Tylko ja o szybkosciach, a Ty o wolno poruszajacych
sie choinkach.
<cite>
>> Im szybciej jezdzi, tym czesciej bedzie calowal matke ziemie
>> wlasnie z powodu _naglej_ utraty stabilnosci rowerku
>> przez fakt oderwania sie tylnego kola zasadniczego.
>> Skrecajac, dajmy na to, w lewo, nie bedzie mogl go dostatecznie
>> pochylic, sila odsrodkowa bedzie pchac rower w prawo,
>> az w koncu sila ciezkosci zlozona z odsrodkowa wyjdzie
>> poza prawe boczne, rower sie wywroci _na_zewnatrz_ zakretu
>> efektownie kozialkujac, splatajac sie z nogami.
>> Fajnie.
>
> A co mają do tego cztery kółka?

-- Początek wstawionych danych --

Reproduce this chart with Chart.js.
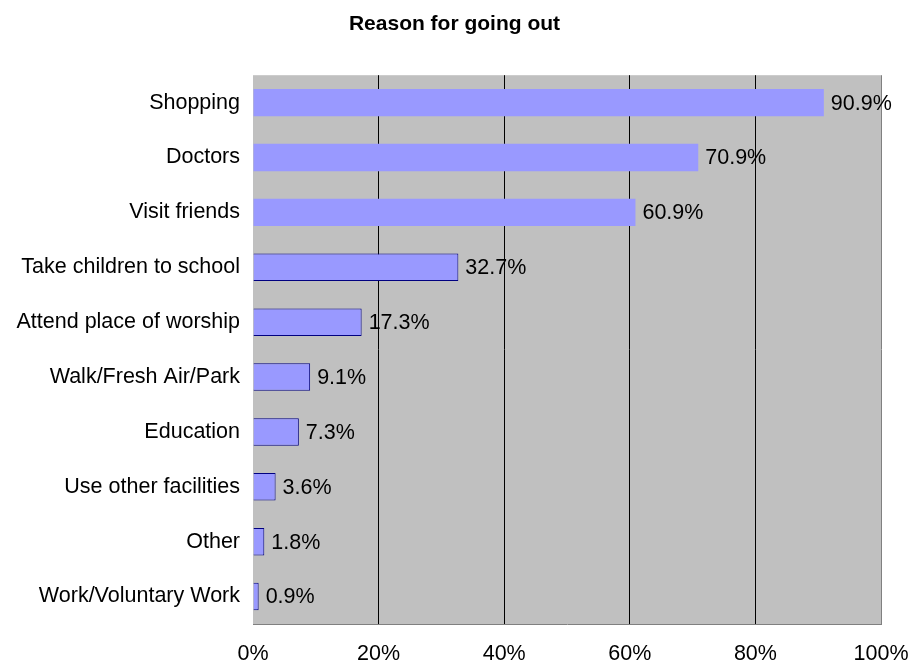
<!DOCTYPE html>
<html><head><meta charset="utf-8">
<script src="https://cdn.jsdelivr.net/npm/chart.js@4/dist/chart.umd.min.js"></script>
<style>html,body{margin:0;padding:0;background:#fff}#wrap{width:909px;height:665px}</style>
</head><body><div id="wrap"><canvas id="c" width="909" height="665"></canvas></div>
<script>
const categories = ["Shopping","Doctors","Visit friends","Take children to school","Attend place of worship","Walk/Fresh Air/Park","Education","Use other facilities","Other","Work/Voluntary Work"];
const values = [90.9,70.9,60.9,32.7,17.3,9.1,7.3,3.6,1.8,0.9];
const xTicks = [0,20,40,60,80,100];
const titleText = "Reason for going out";

const FONT = "'Liberation Sans', Arial, sans-serif";
const FS = 21.5;

const bgPlugin = {
  id:'bg',
  beforeDraw(chart){
    const {ctx, chartArea:a} = chart;
    ctx.save();
    ctx.fillStyle = '#c0c0c0';
    ctx.fillRect(a.left, a.top, a.right-a.left, a.bottom-a.top);
    ctx.restore();
  }
};
const labelPlugin = {
  id:'vals',
  afterDatasetsDraw(chart){
    const {ctx} = chart;
    const meta = chart.getDatasetMeta(0);
    ctx.save();
    ctx.font = FS + "px " + FONT;
    ctx.fillStyle = '#000';
    ctx.textBaseline = 'middle';
    ctx.textAlign = 'left';
    meta.data.forEach((el,i)=>{
      ctx.fillText(values[i].toFixed(1)+'%', el.x + 7, el.y + 1);
    });
    ctx.restore();
  }
};

new Chart(document.getElementById('c'), {
  type:'bar',
  data:{
    labels: categories,
    datasets:[{
      data: values,
      backgroundColor:'#9999ff',
      borderColor:'#000080',
      borderWidth: values.map((v,i)=> i<3 ? 0 : 1),
      borderSkipped:'left',
      barPercentage:0.5,
      categoryPercentage:1.0
    }]
  },
  options:{
    indexAxis:'y',
    responsive:false,
    animation:false,
    layout:{padding:0},
    plugins:{
      legend:{display:false},
      tooltip:{enabled:false},
      title:{display:true,text:titleText,color:'#000',
        font:{family:FONT,size:21,weight:'bold'},
        padding:{top:12,bottom:38}}
    },
    scales:{
      x:{
        min:0,max:100,
        afterBuildTicks(s){ s.ticks = xTicks.map(v=>({value:v})); },
        afterFit(s){ s.height = 41; s.paddingLeft = 0; s.paddingRight = 28; },
        ticks:{callback:v=>v+'%',color:'#000',font:{family:FONT,size:FS},padding:17,maxRotation:0},
        grid:{drawTicks:false,
          color:ctx=> (ctx.tick && (ctx.tick.value===0)) ? 'rgba(0,0,0,0)' : (ctx.tick && ctx.tick.value===100 ? '#808080' : '#000'),
          lineWidth:1},
        border:{display:true,color:'#808080',width:1}
      },
      y:{
        afterFit(s){ s.width = 253; s.paddingTop = 0; s.paddingBottom = 0; },
        ticks:{color:'#000',font:{family:FONT,size:FS},padding:13},
        grid:{display:false,drawTicks:false},
        border:{display:false}
      }
    }
  },
  plugins:[bgPlugin,labelPlugin]
});
</script></body></html>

Jak żyję, nie widziałam jeszcze opisanego
> wyżej (czy jakiegokolwiek innego)upadku roweru mającego support w postaci
> kółek bocznych. To tak, jakbyś na siłę próbował przewrócić na bok stojak
> od choinki.
</cite>
No wiec ja i inni widzieli rowerki z bocznymi kolkami
poruszajace i wywracajace sie przy predkosciach sporo ponad 3km/h
A teraz widze slonce za oknem, zaraz zabieram
oba rowery i ide po malego do przedszkola.
Nie wiem, czy gdy wroce, bedzie mi sie chcialo
"pieprzyc z Toba o niczym, byleby pieprzyc".
Niemniej ciesze sie, ze _po_tylu_postach_
ZROZUMIALAS W KONCU, ze (od samego poczatku,
ale nie wymagajmy od Ciebie od razu za wiele)
_doskonale_ rozumiem, ze sila odsrodkowa
zalezy od promienia i predkosci (i nie trzeba
nawet znac stosownych wzorow by to "czuc").
Tylko czemu dopiero _teraz_Ty_pojelas_, po tym,
dopiero jak to wypunktowalem, ze ja caly czas o zakretach
i szybkosciah _wymagajacych_ przechylu wiekszego,
niz na to pozwalaja boczne koleczka, a Ty co chwile
sie wcinasz ze swoim "demonem szybkosci" i probujesz przez
jego pryzmat oceniac rady dawane rodzicom dzieci
_naprawde_zasuwajacych_ na swoich "maszynach".
To pytanie retoryczne, o rowerkach juz chyba wszystko
bylo, a rozstrzasanie, czy klotliwoscia nadrabiasz inne
braki (i jakie) byloby nie na miejscu.
v.
PS. i tak odpowiesz, nie zostawisz tego tak, prawda?